Common mistake: writer’s block

“I’m not a good enough writer”, some developers say. Documentation doesn’t need perfect prose.

Short sentences, clear information. “This function does X. It returns Y. On failure it throws Z.” That’s a good doc.

Writing docs is a muscle. Write docs for every feature; three months in you’re fast.

Common mistake 2: no examples

Description without an example, or example without a description: both half-baked. Good docs combine the two.

### createOrder(data)

Creates a new order.

**Parameters:**
- `data.userId` (string): user ID
- `data.items` (array): order items
- `data.totalCents` (integer): total in cents

**Returns:** Order object

**Example:**

javascript
const order = await createOrder({
userId: ‘user_123’,
items: [{productId: ‘p1’, quantity: 2}],
totalCents: 15000
});
// order.id, order.status, …


**Throws:**
- `InsufficientStockError`: if an item is out of stock
- `PaymentRequiredError`: if the user has no payment method

That’s the pattern for reference docs.

Documentation-first development

Sometimes you write the docs before you build the feature. “This API endpoint will do X and take these parameters”, get team feedback, then implement.

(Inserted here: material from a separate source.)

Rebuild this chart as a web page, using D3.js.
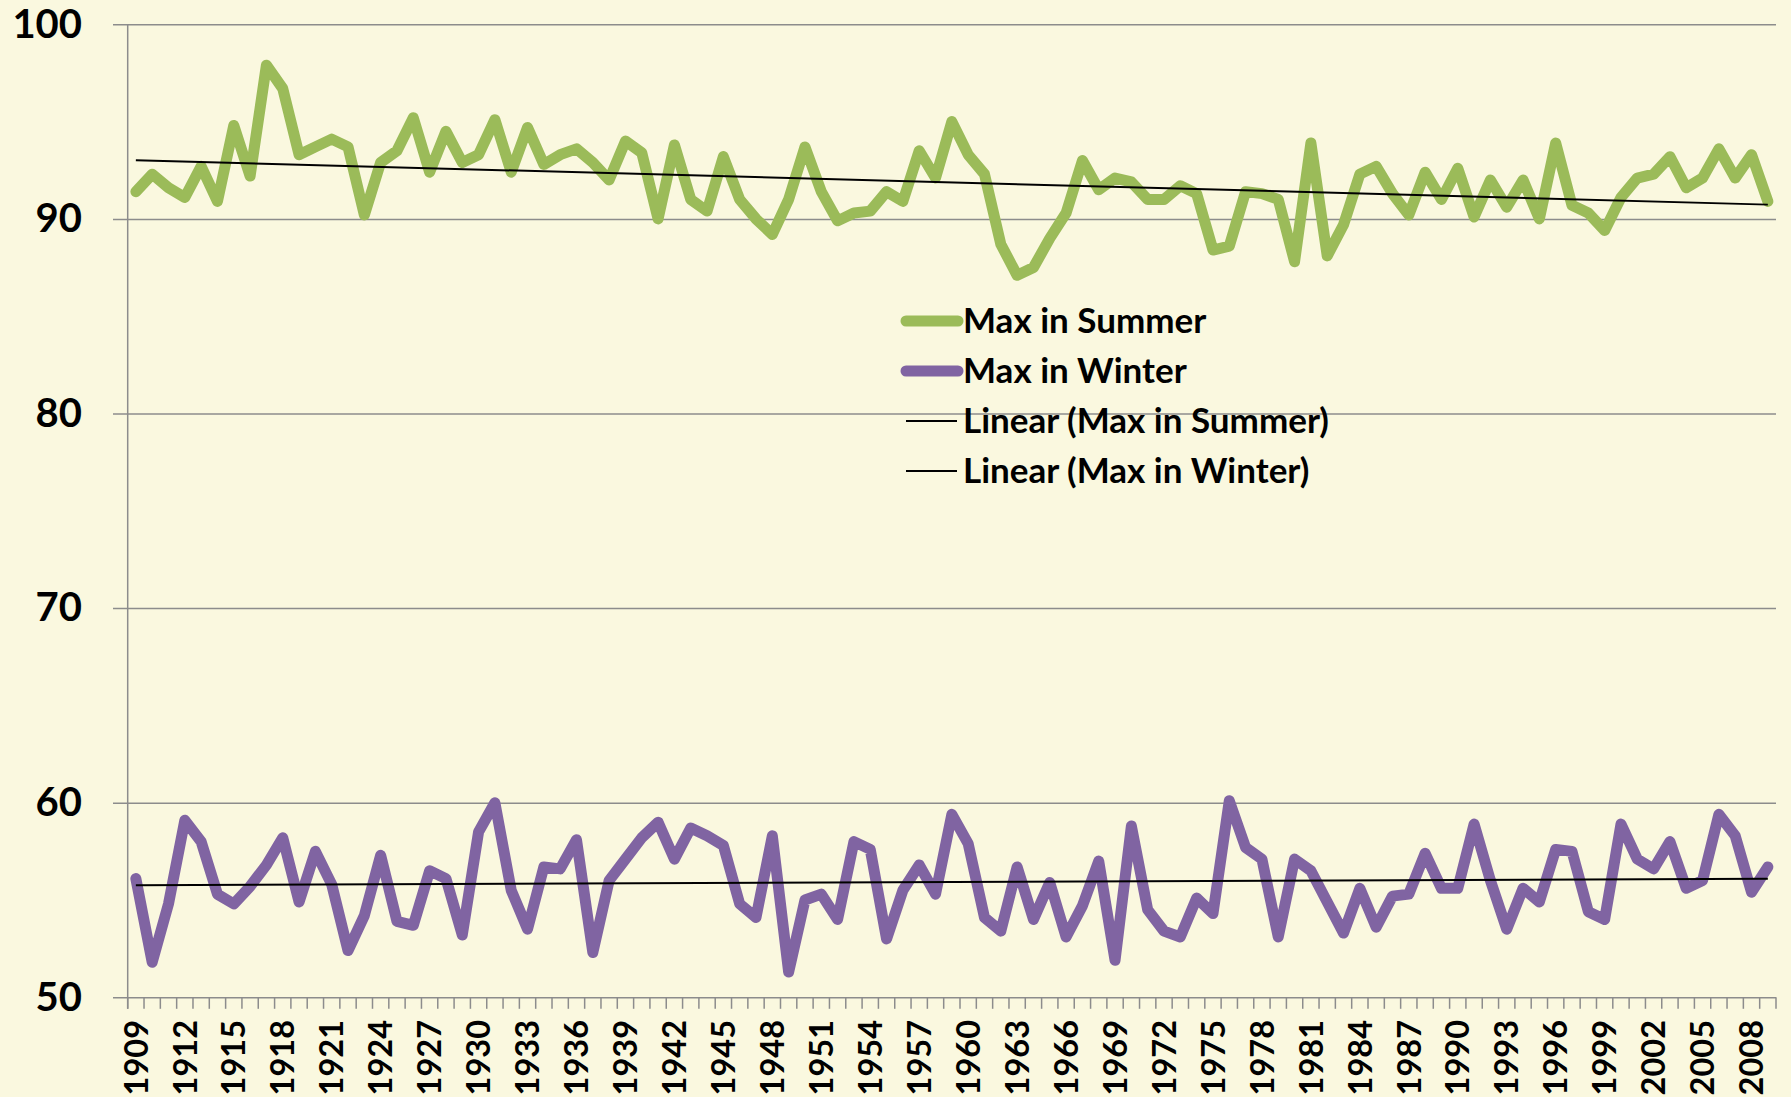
<!doctype html>
<html>
<head>
  <script src="https://d3js.org/d3.v7.min.js"></script>
  <style>
  body {
    margin: 0;
    background: #faf8df;
  }

  svg {
    font-family: Lato, "Open Sans", sans-serif;
    font-weight: bold;
  }

  .grid line {
    stroke: #8c8c8c;
    stroke-width: 1.5;
  }

  .grid path {
    display: none;
  }

  .grid text {
    font-family: Lato, "Open Sans", sans-serif;
    font-weight: bold;
    font-size: 40px;
    fill: #000;
  }

  .xlab text {
    font-size: 32.5px;
    fill: #000;
  }

  .legend text {
    font-size: 35px;
    fill: #000;
  }
  </style>
</head>
<body>
  <script>
    // yearly maximum temperatures, 1909 - 2009
    var years = d3.range(1909, 2010);

    var summer = [
      91.4, 92.3, 91.6, 91.1, 92.7, 90.9, 94.8, 92.2, 97.9, 96.7,
      93.3, 93.7, 94.1, 93.7, 90.2, 92.9, 93.5, 95.2, 92.4, 94.5,
      92.9, 93.3, 95.1, 92.4, 94.7, 92.8, 93.3, 93.6, 92.9, 92.0,
      94.0, 93.4, 90.0, 93.8, 91.0, 90.4, 93.2, 91.0, 90.0, 89.2,
      91.0, 93.7, 91.4, 89.9, 90.3, 90.4, 91.4, 90.9, 93.5, 92.1,
      95.0, 93.3, 92.3, 88.7, 87.1, 87.5, 89.0, 90.3, 93.0, 91.5,
      92.1, 91.9, 91.0, 91.0, 91.7, 91.3, 88.4, 88.6, 91.4, 91.3,
      91.0, 87.8, 93.9, 88.1, 89.7, 92.3, 92.7, 91.3, 90.2, 92.4,
      91.0, 92.6, 90.1, 92.0, 90.6, 92.0, 90.0, 93.9, 90.7, 90.3,
      89.4, 91.1, 92.1, 92.3, 93.2, 91.6, 92.1, 93.6, 92.1, 93.3,
      90.9
    ];

    var winter = [
      56.1, 51.8, 54.8, 59.1, 58.0, 55.3, 54.8, 55.7, 56.8, 58.2,
      54.9, 57.5, 55.8, 52.4, 54.2, 57.3, 53.9, 53.7, 56.5, 56.1,
      53.2, 58.5, 60.0, 55.5, 53.5, 56.7, 56.6, 58.1, 52.3, 56.0,
      57.1, 58.2, 59.0, 57.1, 58.7, 58.3, 57.8, 54.8, 54.1, 58.3,
      51.3, 55.0, 55.3, 54.0, 58.0, 57.6, 53.0, 55.5, 56.8, 55.3,
      59.4, 57.9, 54.1, 53.4, 56.7, 54.0, 55.9, 53.1, 54.7, 57.0,
      51.9, 58.8, 54.5, 53.4, 53.1, 55.1, 54.3, 60.1, 57.7, 57.1,
      53.1, 57.1, 56.5, 54.9, 53.3, 55.6, 53.6, 55.2, 55.3, 57.4,
      55.6, 55.6, 58.9, 56.0, 53.5, 55.6, 54.9, 57.6, 57.5, 54.4,
      54.0, 58.9, 57.1, 56.6, 58.0, 55.6, 56.0, 59.4, 58.3, 55.4,
      56.7
    ];

    var yTicks = [50, 60, 70, 80, 90, 100];
    var xLabels = years.filter(function(d){return (d - 1909) % 3 === 0;});

    var seriesNames = ["Max in Summer", "Max in Winter",
                       "Linear (Max in Summer)", "Linear (Max in Winter)"];

    var width = 1791,
        height = 1097,
        plotLeft = 127.7,
        plotRight = 1776,
        plotTop = 24.3,
        plotBottom = 997.3;

    var x = d3.scaleBand()
        .domain(years)
        .range([plotLeft, plotRight]);

    var y = d3.scaleLinear()
        .domain([50, 100])
        .range([plotBottom, plotTop]);

    function cx(d){ return x(d) + x.bandwidth() / 2; }

    var svg = d3.select("body").append("svg")
        .attr("width", width)
        .attr("height", height);

    svg.append("rect")
        .attr("width", width)
        .attr("height", height)
        .attr("fill", "#faf8df");

    // gridlines + y labels (ticks stick out left of the axis)
    svg.append("g")
        .attr("class", "grid")
        .attr("transform", "translate(113,0)")
        .call(d3.axisLeft(y)
          .tickValues(yTicks)
          .tickSize(-(plotRight - 113))
          .tickPadding(31));

    // vertical axis line
    svg.append("line")
        .attr("x1", plotLeft).attr("x2", plotLeft)
        .attr("y1", plotTop).attr("y2", plotBottom + 11.5)
        .attr("stroke", "#8c8c8c")
        .attr("stroke-width", 1.5);

    // category tick marks, between the years
    var bounds = years.map(function(d){return x(d);}).concat([plotRight]);
    svg.append("g").selectAll("line")
        .data(bounds)
      .enter().append("line")
        .attr("x1", function(d){return d;})
        .attr("x2", function(d){return d;})
        .attr("y1", plotBottom)
        .attr("y2", plotBottom + 11.5)
        .attr("stroke", "#8c8c8c")
        .attr("stroke-width", 1.5);

    svg.append("g")
        .attr("class", "xlab")
      .selectAll("text")
        .data(xLabels)
      .enter().append("text")
        .attr("transform", function(d){return "translate(" + cx(d) + "," + 1020 + ") rotate(-90)";})
        .attr("text-anchor", "end")
        .attr("dy", "0.36em")
        .text(function(d){return d;});

    // trend lines by least squares
    function trend(values){
      var n = values.length,
          mx = d3.mean(values, function(d, i){return i;}),
          my = d3.mean(values),
          sxy = d3.sum(values, function(d, i){return (i - mx) * (d - my);}),
          sxx = d3.sum(values, function(d, i){return (i - mx) * (i - mx);}),
          b = sxy / sxx,
          a = my - b * mx;
      return [{year: years[0], v: a}, {year: years[n - 1], v: a + b * (n - 1)}];
    }

    var line = d3.line()
        .x(function(d, i){return cx(years[i]);})
        .y(function(d){return y(d);});

    var tline = d3.line()
        .x(function(d){return cx(d.year);})
        .y(function(d){return y(d.v);});

    svg.append("path")
        .datum(summer)
        .attr("d", line)
        .attr("fill", "none")
        .attr("stroke", "#9bbb59")
        .attr("stroke-width", 11)
        .attr("stroke-linejoin", "round")
        .attr("stroke-linecap", "round");

    svg.append("path")
        .datum(winter)
        .attr("d", line)
        .attr("fill", "none")
        .attr("stroke", "#8064a2")
        .attr("stroke-width", 11)
        .attr("stroke-linejoin", "round")
        .attr("stroke-linecap", "round");

    [summer, winter].forEach(function(s){
      svg.append("path")
          .datum(trend(s))
          .attr("d", tline)
          .attr("fill", "none")
          .attr("stroke", "#000")
          .attr("stroke-width", 2);
    });

    // legend
    var legend = svg.append("g")
        .attr("class", "legend");

    var styles = [
      {c: "#9bbb59", w: 11, x1: 906, x2: 958},
      {c: "#8064a2", w: 11, x1: 906, x2: 958},
      {c: "#000", w: 2, x1: 906, x2: 957},
      {c: "#000", w: 2, x1: 906, x2: 957}
    ];

    seriesNames.forEach(function(name, i){
      var ly = 321 + i * 50,
          st = styles[i];
      legend.append("line")
          .attr("x1", st.x1).attr("x2", st.x2)
          .attr("y1", ly).attr("y2", ly)
          .attr("stroke", st.c)
          .attr("stroke-width", st.w)
          .attr("stroke-linecap", st.w > 2 ? "round" : "butt");
      legend.append("text")
          .attr("x", 963)
          .attr("y", ly)
          .attr("dy", "0.35em")
          .text(name);
    });
  </script>
</body>
</html>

This pattern forces you to think about the API upfront. Looking at “how will this read in docs?” surfaces ergonomic issues early.

Metrics: how good are your docs

Hard to measure directly, but proxies:

Onboarding time (how fast does a new developer become productive)
Self-serve vs Slack-help ratio (can questions be answered by the docs)
Doc PR frequency (is it being touched)
Broken link count (maintenance level)

Quarterly review: how current are the docs?

Closing thought

Docs aren’t a hobby, they’re an engineering practice. Not writing them is technical debt.

A six-item minimum:
1. README in every repo
2. Architecture doc per system
3. ADRs for important decisions
4. Runbooks for every alert
5. Docs check in PR review
6. Quarterly doc maintenance sprint

Teams that apply all six onboard quickly, respond to incidents quickly, and keep knowledge siloing to a minimum. Teams without docs are fighting every problem alone.